● GIVEN EXERCISE
Only the lines from the line containing "Reproduce this chart with matplotlib." to the line containing "plt.rcParams['font.family'] = ['Open", with both of those lines, are to be repeated exactly. Leave the images out.

● RAW DATA
━━━━━━━━━━━━━━━━━━━━━━━━━━━━━━

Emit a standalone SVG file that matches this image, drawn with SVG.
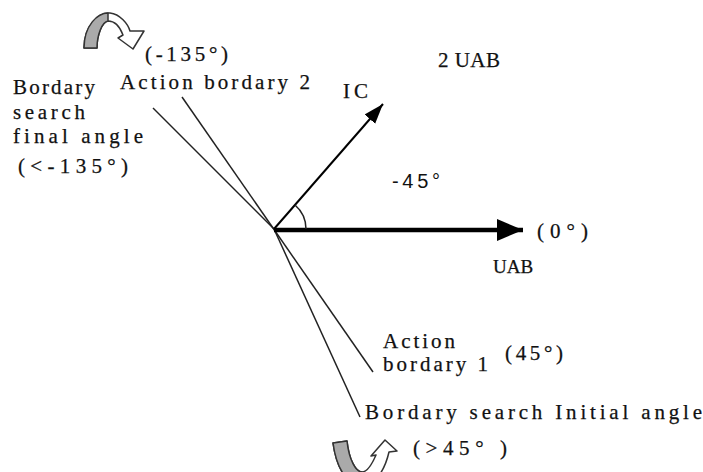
<svg xmlns="http://www.w3.org/2000/svg" width="703" height="472" viewBox="0 0 703 472">
<style>
.t{font-family:"Liberation Serif","Times New Roman",serif;font-size:21px;fill:#111;stroke:#111;stroke-width:0.25}
.s{font-family:"Liberation Sans",Arial,sans-serif;font-size:20px;fill:#111}
.ln{stroke:#222;stroke-width:1.5;fill:none}
.ca{fill:#fff;stroke:#333;stroke-width:1.5;stroke-linejoin:round}
.cg{fill:#aaa;stroke:#333;stroke-width:1.5;stroke-linejoin:round}
</style>
<defs>
<marker id="hb" markerUnits="userSpaceOnUse" markerWidth="28" markerHeight="24" refX="26" refY="11" orient="auto">
<polygon points="0,0 26,11 0,22" fill="#000"/>
</marker>
<marker id="hs" markerUnits="userSpaceOnUse" markerWidth="22" markerHeight="16" refX="20" refY="7" orient="auto">
<polygon points="0,0 20,7 0,14" fill="#000"/>
</marker>
</defs>
<rect width="703" height="472" fill="#fff"/>
<g id="connectors">
<line class="ln" x1="182" y1="97" x2="373" y2="372"/>
<line class="ln" x1="153" y1="108" x2="274" y2="229"/>
<line class="ln" x1="274" y1="229" x2="360" y2="417"/>
<line x1="274" y1="230" x2="523" y2="230" stroke="#000" stroke-width="4.5" marker-end="url(#hb)"/>
<line x1="274" y1="229" x2="383" y2="104" stroke="#000" stroke-width="2" marker-end="url(#hs)"/>
<path class="ln" d="M295,205 A32,32 0 0 1 306,229"/>
</g>
<g id="rotate-top">
<path class="ca" d="M84,48 C84,25 100,12 110,13 C120,14 128,24 130,31 L144,31 L133,49 L118,38 L123,35 C120,27 115,21 108,21 C102,22 97,35 97,48 Z"/>
<path class="cg" d="M84,48 C84,25 98,13 108,13 L108,21 C102,22 97,35 97,48 Z"/>
</g>
<g id="rotate-bottom">
<path class="ca" d="M333,443 L347,441 C349,460 356,472 362,472 C368,472 373,462 376,455 L371,456 L385,440 L397,451 L389,452 C386,465 378,485 362,485 C345,485 336,465 333,443 Z"/>
<path class="cg" d="M333,443 L347,441 C349,460 356,472 362,472 L362,485 C345,485 336,465 333,443 Z"/>
</g>
<g id="label-135"><text class="t" x="145" y="61" textLength="83">(-135°)</text></g>
<g id="action-bordary-2"><text class="t" x="120" y="89" textLength="190">Action bordary 2</text></g>
<g id="search-final">
<text class="t" x="13" y="94" textLength="82">Bordary</text>
<text class="t" x="13" y="119" textLength="72">search</text>
<text class="t" x="13" y="143" textLength="130">final angle</text>
<text class="t" x="18" y="173" textLength="110">(&lt;-135°)</text>
</g>
<g id="ic"><text class="t" x="343" y="98" textLength="25">IC</text></g>
<g id="uab2"><text class="t" x="438" y="67" textLength="62">2 UAB</text></g>
<g id="angle45"><text class="s" x="392" y="188" textLength="48">-45°</text></g>
<g id="uab">
<text class="t" x="537" y="238" textLength="51">(0°)</text>
<text class="t" x="493" y="273" style="font-size:19px">UAB</text>
</g>
<g id="action-bordary-1">
<text class="t" x="383" y="348" textLength="72">Action</text>
<text class="t" x="383" y="371" textLength="105">bordary 1</text>
<text class="t" x="505" y="360" textLength="58">(45°)</text>
</g>
<g id="search-initial">
<text class="t" x="365" y="419" textLength="337">Bordary search Initial angle</text>
<text class="t" x="413" y="455" textLength="94">(&gt;45° )</text>
</g>
</svg>
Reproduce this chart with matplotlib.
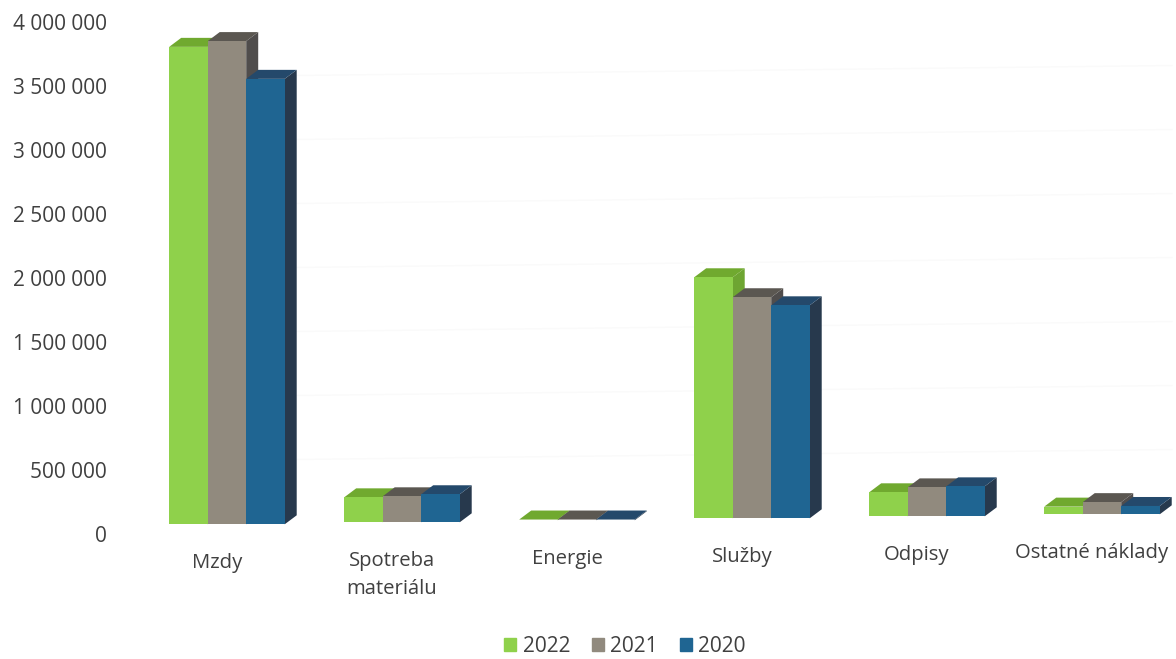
import matplotlib
matplotlib.use("Agg")
import matplotlib.pyplot as plt
from matplotlib.patches import Patch, Polygon

plt.rcParams['font.family'] = ['Open Sans', 'DejaVu Sans']

categories = ["Mzdy", "Spotreba\nmateriálu", "Energie", "Služby", "Odpisy", "Ostatné náklady"]
years = ["2022", "2021", "2020"]
values_2022 = [3730000, 195000, 6000, 1883000, 187500, 60000]
values_2021 = [3775000, 203000, 6000, 1727000, 226000, 95000]
values_2020 = [3480000, 219000, 6000, 1664000, 234000, 65000]
y_ticks = [0, 500000, 1000000, 1500000, 2000000, 2500000, 3000000, 3500000, 4000000]

front_colors = ["#8fd14b", "#918a7e", "#1f6592"]
top_colors = ["#70a92f", "#5b5751", "#24496b"]
side_colors = ["#6ea532", "#504d4c", "#27394d"]

W, H = 1176, 659
fig = plt.figure(figsize=(W / 100, H / 100), dpi=100)
ax = fig.add_axes([130 / W, 1 - 534 / H, (W - 130) / W, (534 - 22) / H])
ax.set_xlim(-0.554, 5.423)
ax.set_ylim(0, 4000000)

# one pixel in data units, the 3D look is built from these
px_x = 1 / 175
px_y = 4000000 / 512
bar_w = 38.5 * px_x
depth_x = 12 * px_x
depth_y = 9 * px_y


def base_line(x):
    # the page was scanned a bit crooked, so the floor of the chart climbs to the right
    return 75800 + 15600 * x


# very faint gridlines, barely visible in the scan
for tick in y_ticks[1:]:
    ax.plot([-0.3, 5.4], [tick + base_line(-0.3), tick + base_line(5.4)],
            color="#fafafa", lw=1, zorder=1)

series = [values_2022, values_2021, values_2020]
for i in range(len(categories)):
    for j, vals in enumerate(series):
        x0 = i + (j - 1.5) * bar_w
        x1 = x0 + bar_w
        y0 = base_line(i)
        y1 = y0 + vals[i]
        z = 2 + i * 3 + j
        ax.add_patch(Polygon([(x1, y0), (x1 + depth_x, y0 + depth_y), (x1 + depth_x, y1 + depth_y), (x1, y1)],
                             fc=side_colors[j], ec="none", zorder=z))
        ax.add_patch(Polygon([(x0, y1), (x0 + depth_x, y1 + depth_y), (x1 + depth_x, y1 + depth_y), (x1, y1)],
                             fc=top_colors[j], ec="none", zorder=z))
        ax.bar(x0, vals[i], bar_w, bottom=y0, align="edge", color=front_colors[j], zorder=z)
    ax.text(i - 10 * px_x, base_line(i) - 28.5 * px_y, categories[i], ha="center", va="top",
            fontsize=14.6, color="#404040", linespacing=1.55, clip_on=False)

ax.set_xticks([])
ax.set_yticks(y_ticks)
ax.set_yticklabels([f"{t:,}".replace(",", " ") for t in y_ticks], fontsize=15, color="#404040")
ax.tick_params(axis="y", length=0, pad=16.5)
for side in ax.spines.values():
    side.set_visible(False)

handles = [Patch(color=c, label=y) for c, y in zip(front_colors, years)]
fig.legend(handles=handles, loc="center", bbox_to_anchor=(625 / W, 1 - 646 / H), ncol=3, frameon=False,
           fontsize=15, labelcolor="#404040", handlelength=0.58, handleheight=0.58,
           handletextpad=0.3, columnspacing=1.05)

fig.savefig("out.png", dpi=100)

━━━━━━━━━━━━━━━━━━━━━━━━━━━━━━

● IN RESPONSE
Reproduce this chart with matplotlib.
import matplotlib
matplotlib.use("Agg")
import matplotlib.pyplot as plt
from matplotlib.patches import Patch, Polygon

plt.rcParams['font.family'] = ['Open Sans', 'DejaVu Sans']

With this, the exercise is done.